Required work.
Below are some records; give them all again exactly, but not the pictures.

Entries with chart source code.

+ + +

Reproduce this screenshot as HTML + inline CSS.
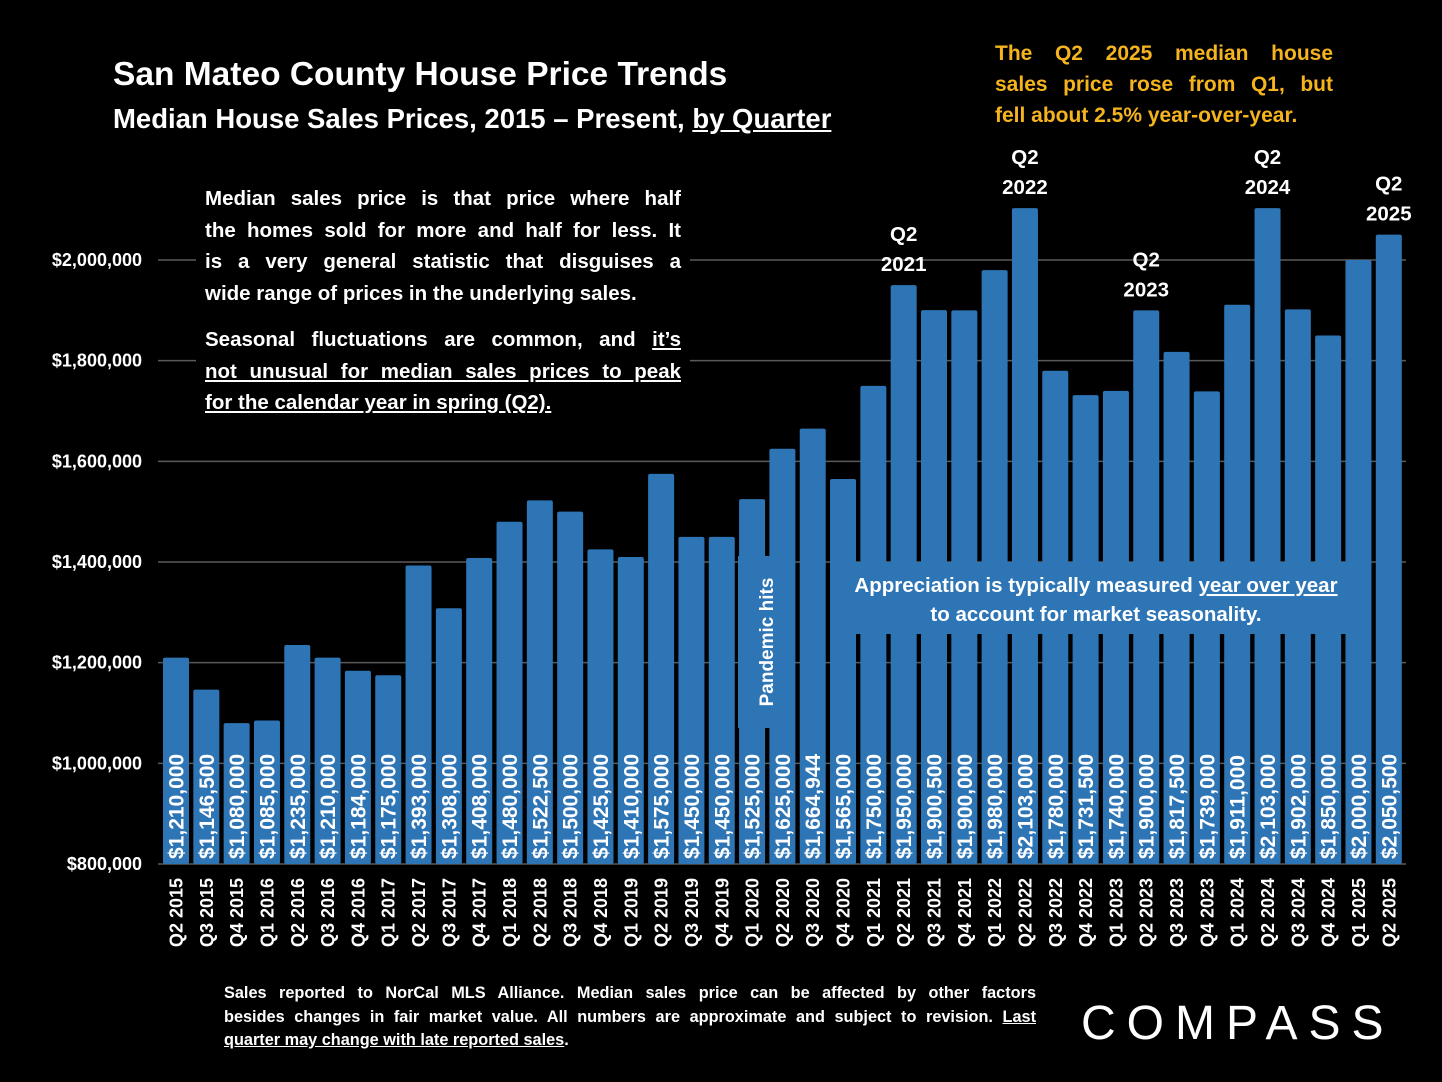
<!DOCTYPE html>
<html><head><meta charset="utf-8"><style>
body{margin:0;background:#000;width:1442px;height:1082px;overflow:hidden;font-family:"Liberation Sans",sans-serif;}
.t{position:absolute;color:#fff;font-weight:bold;}
.j{display:block;text-align:justify;text-align-last:justify;white-space:nowrap;}
.l{display:block;text-align:left;white-space:nowrap;}
</style></head><body>
<svg id="chart" width="1442" height="1082" style="position:absolute;left:0;top:0"></svg>
<div class="t" style="left:113px;top:56px;font-size:33.5px;">San Mateo County House Price Trends</div>
<div class="t" style="left:113px;top:103px;font-size:27.5px;">Median House Sales Prices, 2015 – Present, <u>by Quarter</u></div>
<div class="t" style="left:995px;top:38px;width:338px;font-size:21px;line-height:31px;color:#F5B41E;">
<span class="j">The Q2 2025 median house</span><span class="j">sales price rose from Q1, but</span><span class="l">fell about 2.5% year-over-year.</span></div>
<div class="t" style="left:196px;top:183px;width:476px;padding:0 9px;font-size:20.5px;line-height:31.5px;background:#000;">
<span class="j">Median sales price is that price where half</span><span class="j">the homes sold for more and half for less. It</span><span class="j">is a very general statistic that disguises a</span><span class="l">wide range of prices in the underlying sales.</span></div>
<div class="t" style="left:196px;top:324px;width:476px;padding:0 9px;font-size:20.5px;line-height:31.5px;background:#000;">
<span class="j">Seasonal fluctuations are common, and <u>it’s</u></span><span class="j"><u>not unusual for median sales prices to peak</u></span><span class="l"><u>for the calendar year in spring (Q2).</u></span></div>
<div class="t" style="left:224px;top:982px;width:812px;font-size:16.3px;line-height:23.5px;">
<span class="j">Sales reported to NorCal MLS Alliance. Median sales price can be affected by other factors</span><span class="j">besides changes in fair market value. All numbers are approximate and subject to revision. <u>Last</u></span><span class="l"><u>quarter may change with late reported sales</u>.</span></div>
<div class="t" style="left:1081px;top:996px;font-size:48px;font-weight:normal;letter-spacing:11px;">COMPASS</div>
<script>
const categories=["Q2 2015","Q3 2015","Q4 2015","Q1 2016","Q2 2016","Q3 2016","Q4 2016","Q1 2017","Q2 2017","Q3 2017","Q4 2017","Q1 2018","Q2 2018","Q3 2018","Q4 2018","Q1 2019","Q2 2019","Q3 2019","Q4 2019","Q1 2020","Q2 2020","Q3 2020","Q4 2020","Q1 2021","Q2 2021","Q3 2021","Q4 2021","Q1 2022","Q2 2022","Q3 2022","Q4 2022","Q1 2023","Q2 2023","Q3 2023","Q4 2023","Q1 2024","Q2 2024","Q3 2024","Q4 2024","Q1 2025","Q2 2025"];
const values=[1210000,1146500,1080000,1085000,1235000,1210000,1184000,1175000,1393000,1308000,1408000,1480000,1522500,1500000,1425000,1410000,1575000,1450000,1450000,1525000,1625000,1664944,1565000,1750000,1950000,1900500,1900000,1980000,2103000,1780000,1731500,1740000,1900000,1817500,1739000,1911000,2103000,1902000,1850000,2000000,2050500];
const yTicks=[800000,1000000,1200000,1400000,1600000,1800000,2000000];
const peakLabels=[["Q2 2021","Q2","2021"],["Q2 2022","Q2","2022"],["Q2 2023","Q2","2023"],["Q2 2024","Q2","2024"],["Q2 2025","Q2","2025"]];
const NS="http://www.w3.org/2000/svg";
const svg=document.getElementById('chart');
const y=v=>864-(v-800000)*(604/1200000);
const x=i=>176+i*30.32;
const fmt=v=>"$"+v.toLocaleString("en-US");
function mk(t,a,p){const e=document.createElementNS(NS,t);for(const k in a)e.setAttribute(k,a[k]);(p||svg).appendChild(e);return e;}
yTicks.forEach(v=>{
  const l=mk('line',{x1:158,x2:1406,y1:y(v),y2:y(v),stroke:'#5a5a5a','stroke-width':1.5});
  
  
  const t=mk('text',{x:142,y:y(v)+6,'text-anchor':'end',fill:'#fff','font-size':18,'font-weight':'bold','font-family':'Liberation Sans'});
  t.textContent=fmt(v);
  
  
});
values.forEach((v,i)=>{
  const r=mk('rect',{x:x(i)-13,y:y(v),width:26,height:864-y(v),rx:2,fill:'#2E75B6'});
  
  
});
const b1=mk('rect',{x:738,y:556,width:52,height:172,fill:'#2E75B6'});


const t1=mk('text',{x:0,y:0,transform:'translate(773,642) rotate(-90)','text-anchor':'middle',fill:'#fff','font-size':19,'font-weight':'bold','font-family':'Liberation Sans'});
t1.textContent='Pandemic hits';


const b2=mk('rect',{x:840,y:562,width:512,height:72,fill:'#2E75B6'});


const t2=mk('text',{x:1096,y:592,'text-anchor':'middle',fill:'#fff','font-size':20.5,'font-weight':'bold','font-family':'Liberation Sans'});
t2.innerHTML='Appreciation is typically measured <tspan text-decoration="underline">year over year</tspan>';


const t3=mk('text',{x:1096,y:621,'text-anchor':'middle',fill:'#fff','font-size':20.5,'font-weight':'bold','font-family':'Liberation Sans'});
t3.textContent='to account for market seasonality.';


values.forEach((v,i)=>{
  const t=mk('text',{x:0,y:0,transform:`translate(${x(i)+7.5},859) rotate(-90)`,fill:'#fff','font-size':21,'font-weight':'bold','font-family':'Liberation Sans'});
  t.textContent=fmt(v);
  
  
  const c=mk('text',{x:0,y:0,transform:`translate(${x(i)+6.5},878) rotate(-90)`,'text-anchor':'end',fill:'#fff','font-size':18,'font-weight':'bold','font-family':'Liberation Sans'});
  c.textContent=categories[i];
  
  
});
peakLabels.forEach(p=>{
  const i=categories.indexOf(p[0]);
  const top=y(values[i]);
  [p[1],p[2]].forEach((s,k)=>{
    const t=mk('text',{x:x(i),y:top-44+k*30,'text-anchor':'middle',fill:'#fff','font-size':20.5,'font-weight':'bold','font-family':'Liberation Sans'});
    t.textContent=s;
    
    
  });
});
</script>
</body></html>
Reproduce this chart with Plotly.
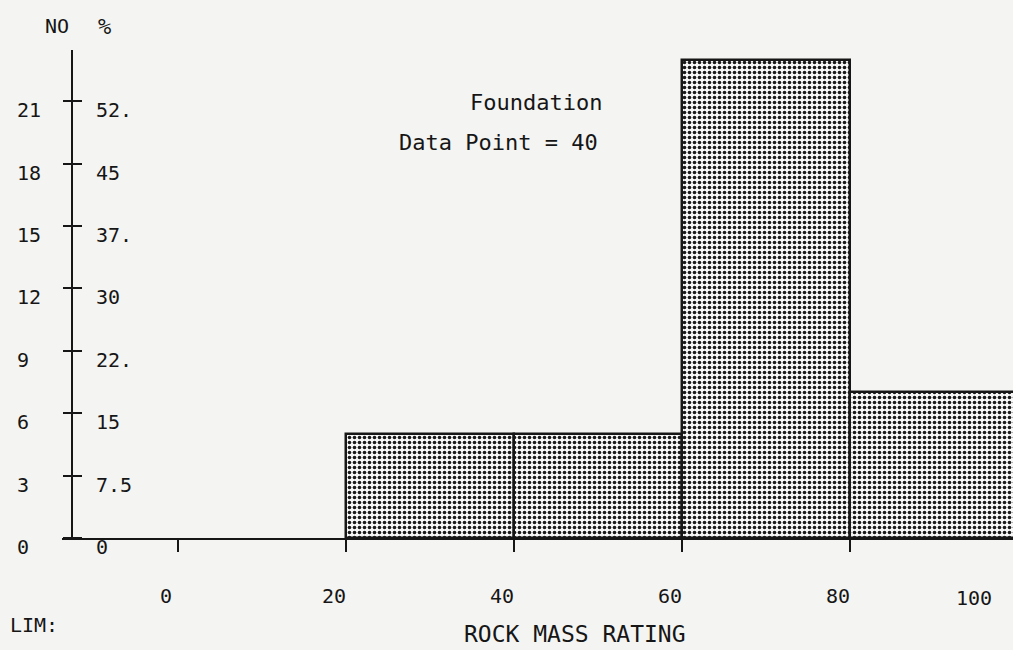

+ + +

Exercise output.
Reproduce this screenshot as HTML + inline CSS.
<!DOCTYPE html>
<html><head><meta charset="utf-8"><style>
body{margin:0;background:#000;width:1442px;height:1082px;overflow:hidden;font-family:"Liberation Sans",sans-serif;}
.t{position:absolute;color:#fff;font-weight:bold;}
.j{display:block;text-align:justify;text-align-last:justify;white-space:nowrap;}
.l{display:block;text-align:left;white-space:nowrap;}
</style></head><body>
<svg id="chart" width="1442" height="1082" style="position:absolute;left:0;top:0"></svg>
<div class="t" style="left:113px;top:56px;font-size:33.5px;">San Mateo County House Price Trends</div>
<div class="t" style="left:113px;top:103px;font-size:27.5px;">Median House Sales Prices, 2015 – Present, <u>by Quarter</u></div>
<div class="t" style="left:995px;top:38px;width:338px;font-size:21px;line-height:31px;color:#F5B41E;">
<span class="j">The Q2 2025 median house</span><span class="j">sales price rose from Q1, but</span><span class="l">fell about 2.5% year-over-year.</span></div>
<div class="t" style="left:196px;top:183px;width:476px;padding:0 9px;font-size:20.5px;line-height:31.5px;background:#000;">
<span class="j">Median sales price is that price where half</span><span class="j">the homes sold for more and half for less. It</span><span class="j">is a very general statistic that disguises a</span><span class="l">wide range of prices in the underlying sales.</span></div>
<div class="t" style="left:196px;top:324px;width:476px;padding:0 9px;font-size:20.5px;line-height:31.5px;background:#000;">
<span class="j">Seasonal fluctuations are common, and <u>it’s</u></span><span class="j"><u>not unusual for median sales prices to peak</u></span><span class="l"><u>for the calendar year in spring (Q2).</u></span></div>
<div class="t" style="left:224px;top:982px;width:812px;font-size:16.3px;line-height:23.5px;">
<span class="j">Sales reported to NorCal MLS Alliance. Median sales price can be affected by other factors</span><span class="j">besides changes in fair market value. All numbers are approximate and subject to revision. <u>Last</u></span><span class="l"><u>quarter may change with late reported sales</u>.</span></div>
<div class="t" style="left:1081px;top:996px;font-size:48px;font-weight:normal;letter-spacing:11px;">COMPASS</div>
<script>
const categories=["Q2 2015","Q3 2015","Q4 2015","Q1 2016","Q2 2016","Q3 2016","Q4 2016","Q1 2017","Q2 2017","Q3 2017","Q4 2017","Q1 2018","Q2 2018","Q3 2018","Q4 2018","Q1 2019","Q2 2019","Q3 2019","Q4 2019","Q1 2020","Q2 2020","Q3 2020","Q4 2020","Q1 2021","Q2 2021","Q3 2021","Q4 2021","Q1 2022","Q2 2022","Q3 2022","Q4 2022","Q1 2023","Q2 2023","Q3 2023","Q4 2023","Q1 2024","Q2 2024","Q3 2024","Q4 2024","Q1 2025","Q2 2025"];
const values=[1210000,1146500,1080000,1085000,1235000,1210000,1184000,1175000,1393000,1308000,1408000,1480000,1522500,1500000,1425000,1410000,1575000,1450000,1450000,1525000,1625000,1664944,1565000,1750000,1950000,1900500,1900000,1980000,2103000,1780000,1731500,1740000,1900000,1817500,1739000,1911000,2103000,1902000,1850000,2000000,2050500];
const yTicks=[800000,1000000,1200000,1400000,1600000,1800000,2000000];
const peakLabels=[["Q2 2021","Q2","2021"],["Q2 2022","Q2","2022"],["Q2 2023","Q2","2023"],["Q2 2024","Q2","2024"],["Q2 2025","Q2","2025"]];
const NS="http://www.w3.org/2000/svg";
const svg=document.getElementById('chart');
const y=v=>864-(v-800000)*(604/1200000);
const x=i=>176+i*30.32;
const fmt=v=>"$"+v.toLocaleString("en-US");
function mk(t,a,p){const e=document.createElementNS(NS,t);for(const k in a)e.setAttribute(k,a[k]);(p||svg).appendChild(e);return e;}
yTicks.forEach(v=>{
  const l=mk('line',{x1:158,x2:1406,y1:y(v),y2:y(v),stroke:'#5a5a5a','stroke-width':1.5});
  
  
  const t=mk('text',{x:142,y:y(v)+6,'text-anchor':'end',fill:'#fff','font-size':18,'font-weight':'bold','font-family':'Liberation Sans'});
  t.textContent=fmt(v);
  
  
});
values.forEach((v,i)=>{
  const r=mk('rect',{x:x(i)-13,y:y(v),width:26,height:864-y(v),rx:2,fill:'#2E75B6'});
  
  
});
const b1=mk('rect',{x:738,y:556,width:52,height:172,fill:'#2E75B6'});


const t1=mk('text',{x:0,y:0,transform:'translate(773,642) rotate(-90)','text-anchor':'middle',fill:'#fff','font-size':19,'font-weight':'bold','font-family':'Liberation Sans'});
t1.textContent='Pandemic hits';


const b2=mk('rect',{x:840,y:562,width:512,height:72,fill:'#2E75B6'});


const t2=mk('text',{x:1096,y:592,'text-anchor':'middle',fill:'#fff','font-size':20.5,'font-weight':'bold','font-family':'Liberation Sans'});
t2.innerHTML='Appreciation is typically measured <tspan text-decoration="underline">year over year</tspan>';


const t3=mk('text',{x:1096,y:621,'text-anchor':'middle',fill:'#fff','font-size':20.5,'font-weight':'bold','font-family':'Liberation Sans'});
t3.textContent='to account for market seasonality.';


values.forEach((v,i)=>{
  const t=mk('text',{x:0,y:0,transform:`translate(${x(i)+7.5},859) rotate(-90)`,fill:'#fff','font-size':21,'font-weight':'bold','font-family':'Liberation Sans'});
  t.textContent=fmt(v);
  
  
  const c=mk('text',{x:0,y:0,transform:`translate(${x(i)+6.5},878) rotate(-90)`,'text-anchor':'end',fill:'#fff','font-size':18,'font-weight':'bold','font-family':'Liberation Sans'});
  c.textContent=categories[i];
  
  
});
peakLabels.forEach(p=>{
  const i=categories.indexOf(p[0]);
  const top=y(values[i]);
  [p[1],p[2]].forEach((s,k)=>{
    const t=mk('text',{x:x(i),y:top-44+k*30,'text-anchor':'middle',fill:'#fff','font-size':20.5,'font-weight':'bold','font-family':'Liberation Sans'});
    t.textContent=s;
    
    
  });
});
</script>
</body></html>
Reproduce this chart with Plotly.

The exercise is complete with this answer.